Em Medida Emergencial, Bolívia Flexibiliza Monopólio Estatal e Autoriza Importação Direta de Combustíveis

Em meio à crise de desabastecimento que paralisa setores-chave, o presidente Luis Arce sanciona lei excepcional que permite a empresas privadas a importação e venda de diesel e gasolina sob supervisão, mas alerta para possíveis impactos nos preços ao consumidor

Caminhões fazem fila para reabastecer em um posto de gasolina em Tarija, Bolívia, em 19 de outubro de 2025 – AFP

Confrontado com uma crise energética que tem provocado longas filas em postos e afetado o transporte e a produção em todo o país, o presidente boliviano, Luis Arce, sancionou a “Lei Excepcional e Transitória de Curta Duração para Garantir o Abastecimento de Diesel e Gasolina em Situações de Emergência”. A medida, anunciada na última segunda-feira (27 de outubro de 2025) por meio das redes sociais do próprio presidente, visa aliviar a escassez crônica de combustíveis, em um movimento que representa uma flexibilização temporária do monopólio estatal sobre a importação.

A nova legislação permite que o setor privado, sob estrito controle estatal, realize a importação direta de diesel e gasolina por um período de três meses, garantindo o suprimento em momentos de crise. A lei foi uma iniciativa impulsionada por setores produtivos e parlamentares, sobretudo da região de Santa Cruz, o motor econômico do país, que tem sido duramente atingida pela falta de suprimentos.

 

O Contexto da Crise e o Desafio do Subsídio

 

A escassez de combustíveis na Bolívia não é um problema isolado, mas sim um sintoma da grave crise econômica e da falta de dólares que o país enfrenta. Historicamente, a estatal Yacimientos Petrolíferos Fiscales Bolivianos (YPFB) detém o monopólio da importação e comercialização, vendendo os derivados de petróleo com preços altamente subsidiados no mercado interno.

No entanto, com a queda acentuada das reservas internacionais e a dificuldade em obter moeda americana (dólares) para pagar fornecedores internacionais, a YPFB tem lutado para suprir a demanda nacional. A crise de divisas, que se arrasta por meses, levou o governo a vender reservas de ouro para tentar manter a capacidade de importação e o custoso sistema de subsídios, que custa bilhões de dólares anualmente (com uma estimativa de mais de $2 bilhões orçados para 2025).

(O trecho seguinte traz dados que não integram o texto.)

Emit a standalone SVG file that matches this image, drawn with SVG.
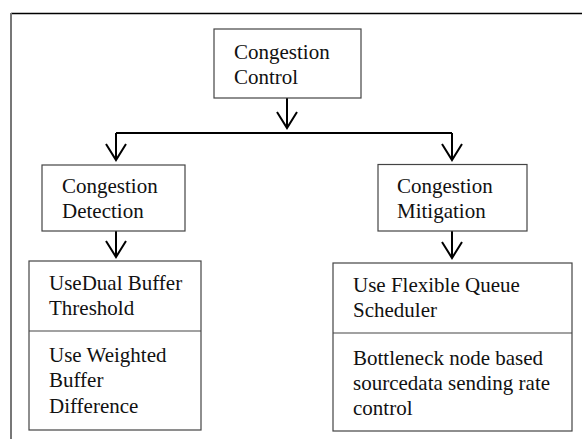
<svg xmlns="http://www.w3.org/2000/svg" width="582" height="439" viewBox="0 0 582 439">
<defs>
<style>
.box{fill:#fff;stroke:#444;stroke-width:1.2}
.t{font-family:"Liberation Serif","Times New Roman",serif;font-size:21px;fill:#111}
.c{fill:none;stroke:#000;stroke-width:2}
</style>
<marker id="v" markerUnits="userSpaceOnUse" viewBox="-18 -12 20 24" refX="0" refY="0" markerWidth="20" markerHeight="24" orient="auto" overflow="visible">
<path d="M-16,-10 L0,0 L-16,10" fill="none" stroke="#000" stroke-width="2"/>
</marker>
</defs>
<rect width="582" height="439" fill="#fff"/>
<g id="frame">
<line x1="11" y1="13.5" x2="582" y2="13.5" stroke="#000" stroke-width="1.5"/>
<line x1="11" y1="13" x2="11" y2="439" stroke="#777" stroke-width="2"/>
</g>
<g id="connectors">
<path class="c" d="M287,98 V128" marker-end="url(#v)"/>
<path class="c" d="M116,133 H452"/>
<path class="c" d="M116,133 V160" marker-end="url(#v)"/>
<path class="c" d="M452,133 V160" marker-end="url(#v)"/>
<path class="c" d="M116,231 V257" marker-end="url(#v)"/>
<path class="c" d="M452,231 V258" marker-end="url(#v)"/>
</g>
<g id="congestion-control">
<rect class="box" x="214" y="29" width="147" height="69"/>
<text class="t" x="234" y="59">Congestion</text>
<text class="t" x="234" y="83.5">Control</text>
</g>
<g id="congestion-detection">
<rect class="box" x="42" y="165" width="143" height="66"/>
<text class="t" x="62" y="193">Congestion</text>
<text class="t" x="62" y="218">Detection</text>
</g>
<g id="congestion-mitigation">
<rect class="box" x="378" y="164.5" width="149" height="66.5"/>
<text class="t" x="397" y="193">Congestion</text>
<text class="t" x="397" y="218">Mitigation</text>
</g>
<g id="detection-methods">
<rect class="box" x="29" y="261" width="172" height="169"/>
<line x1="29" y1="331" x2="201" y2="331" stroke="#444" stroke-width="1.2"/>
<text class="t" x="49" y="290">UseDual Buffer</text>
<text class="t" x="49" y="315">Threshold</text>
<text class="t" x="49" y="362">Use Weighted</text>
<text class="t" x="49" y="387">Buffer</text>
<text class="t" x="49" y="413">Difference</text>
</g>
<g id="mitigation-methods">
<rect class="box" x="333" y="263" width="239" height="168"/>
<line x1="333" y1="333" x2="572" y2="333" stroke="#444" stroke-width="1.2"/>
<text class="t" x="353" y="292">Use Flexible Queue</text>
<text class="t" x="353" y="317">Scheduler</text>
<text class="t" x="353" y="365">Bottleneck node based</text>
<text class="t" x="353" y="390">sourcedata sending rate</text>
<text class="t" x="353" y="415">control</text>
</g>
</svg>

A escassez resultante tem gerado filas quilométricas, paralisações no transporte público e de carga, e um impacto direto no agronegócio, ameaçando a segurança alimentar e a economia boliviana. A Câmara Agrícola Oriental (CAO) e outros setores produtivos já haviam alertado para a iminência de uma crise alimentar e econômica caso o fornecimento não fosse normalizado.

 

O Alerta do Presidente sobre os Preços

 

Ao sancionar a lei, o presidente Luis Arce reconheceu a necessidade da medida emergencial, mas fez questão de expressar as ressalvas de seu governo sobre a mudança. Ele alertou a população que a livre importação e venda, mesmo que controlada e temporária, pode ter um impacto direto e negativo nos preços ao consumidor final.

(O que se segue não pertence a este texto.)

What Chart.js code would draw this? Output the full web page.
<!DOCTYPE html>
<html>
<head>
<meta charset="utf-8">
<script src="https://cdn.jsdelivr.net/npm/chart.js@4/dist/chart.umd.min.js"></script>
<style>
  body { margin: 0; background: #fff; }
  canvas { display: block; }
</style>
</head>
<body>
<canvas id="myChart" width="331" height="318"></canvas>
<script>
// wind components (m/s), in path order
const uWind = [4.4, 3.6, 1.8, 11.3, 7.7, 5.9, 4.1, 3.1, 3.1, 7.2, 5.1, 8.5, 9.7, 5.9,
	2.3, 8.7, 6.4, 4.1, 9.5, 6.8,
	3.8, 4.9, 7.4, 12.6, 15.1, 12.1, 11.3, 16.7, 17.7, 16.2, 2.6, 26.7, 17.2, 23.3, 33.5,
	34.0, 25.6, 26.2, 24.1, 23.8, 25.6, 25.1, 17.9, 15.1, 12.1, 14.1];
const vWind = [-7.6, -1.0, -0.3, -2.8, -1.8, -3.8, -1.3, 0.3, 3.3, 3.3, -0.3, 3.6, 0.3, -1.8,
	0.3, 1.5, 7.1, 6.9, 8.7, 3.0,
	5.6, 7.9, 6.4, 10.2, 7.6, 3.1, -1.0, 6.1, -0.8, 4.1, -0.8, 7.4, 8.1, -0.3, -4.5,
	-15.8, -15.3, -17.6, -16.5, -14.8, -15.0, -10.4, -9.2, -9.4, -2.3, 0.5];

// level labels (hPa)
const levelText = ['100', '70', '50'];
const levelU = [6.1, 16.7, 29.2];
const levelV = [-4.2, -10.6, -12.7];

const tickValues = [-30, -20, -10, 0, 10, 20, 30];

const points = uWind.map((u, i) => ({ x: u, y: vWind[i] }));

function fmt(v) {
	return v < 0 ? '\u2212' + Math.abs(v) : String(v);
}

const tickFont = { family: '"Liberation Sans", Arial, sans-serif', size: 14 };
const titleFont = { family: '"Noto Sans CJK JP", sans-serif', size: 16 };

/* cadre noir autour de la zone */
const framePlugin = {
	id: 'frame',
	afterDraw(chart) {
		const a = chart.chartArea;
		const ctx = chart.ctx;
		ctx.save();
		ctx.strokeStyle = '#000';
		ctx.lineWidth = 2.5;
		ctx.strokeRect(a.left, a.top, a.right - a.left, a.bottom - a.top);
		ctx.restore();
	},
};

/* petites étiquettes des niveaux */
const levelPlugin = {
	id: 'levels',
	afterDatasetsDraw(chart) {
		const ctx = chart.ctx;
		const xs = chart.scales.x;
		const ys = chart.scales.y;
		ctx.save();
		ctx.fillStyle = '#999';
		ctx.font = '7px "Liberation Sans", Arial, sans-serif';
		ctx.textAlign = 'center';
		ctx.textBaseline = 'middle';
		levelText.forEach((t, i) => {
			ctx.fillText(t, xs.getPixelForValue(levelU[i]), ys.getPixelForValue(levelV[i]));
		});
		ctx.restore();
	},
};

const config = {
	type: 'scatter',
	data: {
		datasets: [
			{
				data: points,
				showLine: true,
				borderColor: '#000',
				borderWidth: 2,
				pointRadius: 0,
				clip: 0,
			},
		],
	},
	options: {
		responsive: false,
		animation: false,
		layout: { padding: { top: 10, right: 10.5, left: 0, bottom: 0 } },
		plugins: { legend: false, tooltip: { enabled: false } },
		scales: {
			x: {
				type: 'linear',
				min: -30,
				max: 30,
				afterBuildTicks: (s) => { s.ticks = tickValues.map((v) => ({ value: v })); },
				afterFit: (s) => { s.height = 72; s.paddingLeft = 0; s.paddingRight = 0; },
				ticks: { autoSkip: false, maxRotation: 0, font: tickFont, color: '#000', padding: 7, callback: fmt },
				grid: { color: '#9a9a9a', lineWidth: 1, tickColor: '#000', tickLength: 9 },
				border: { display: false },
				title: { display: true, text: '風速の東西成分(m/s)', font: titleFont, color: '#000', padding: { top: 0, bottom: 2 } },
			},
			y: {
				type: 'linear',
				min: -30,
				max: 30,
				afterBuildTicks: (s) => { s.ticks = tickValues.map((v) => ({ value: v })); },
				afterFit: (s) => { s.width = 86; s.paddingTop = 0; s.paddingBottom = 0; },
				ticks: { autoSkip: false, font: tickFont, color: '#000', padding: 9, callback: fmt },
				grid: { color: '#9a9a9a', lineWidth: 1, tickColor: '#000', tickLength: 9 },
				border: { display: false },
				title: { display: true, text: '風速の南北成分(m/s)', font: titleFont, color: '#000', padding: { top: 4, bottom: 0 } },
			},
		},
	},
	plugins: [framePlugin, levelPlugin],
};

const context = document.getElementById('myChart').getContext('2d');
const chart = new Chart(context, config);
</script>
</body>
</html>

A lógica é que o setor privado, ao importar combustíveis sem o subsídio estatal, tenderá a repassar o custo real do produto internacional ao mercado interno. Em um país acostumado a preços artificialmente baixos devido à política de subsídios, qualquer aumento pode gerar forte insatisfação social e inflação. A nova lei busca contornar a escassez imediata, mas traz à tona o debate estrutural sobre a sustentabilidade da política de subsídios no longo prazo, diante da incapacidade de a YPFB arcar com os custos de importação.

 

Detalhes da Regulamentação Excepcional

 

A “Lei Curta”, como tem sido chamada, é uma resposta direta à pressão social e econômica. Ela estabelece um regime temporário de flexibilização, permitindo que pessoas jurídicas ou físicas privadas obtenham uma Licença Excepcional de Importação e Despacho Direto (LEIDD) da Agência Nacional de Hidrocarbonetos (ANH) em um prazo máximo de 48 horas.

Entre as medidas excepcionais incluídas na lei, está a liberação temporária do pagamento do Imposto sobre Transferências (IT) e do Imposto ao Valor Agregado (IVA) para as importações realizadas sob este regime, uma tentativa de minimizar o aumento de custos e tornar a operação privada viável.

Com a Bolívia enfrentando sua pior crise econômica em décadas, a sanção desta lei representa um reconhecimento tácito da incapacidade do Estado, no momento atual, de gerenciar sozinho o abastecimento e um passo, ainda que emergencial, em direção a uma maior participação do setor privado na economia nacional.

Fonte : Álvaro Rosales Melgar Unitel.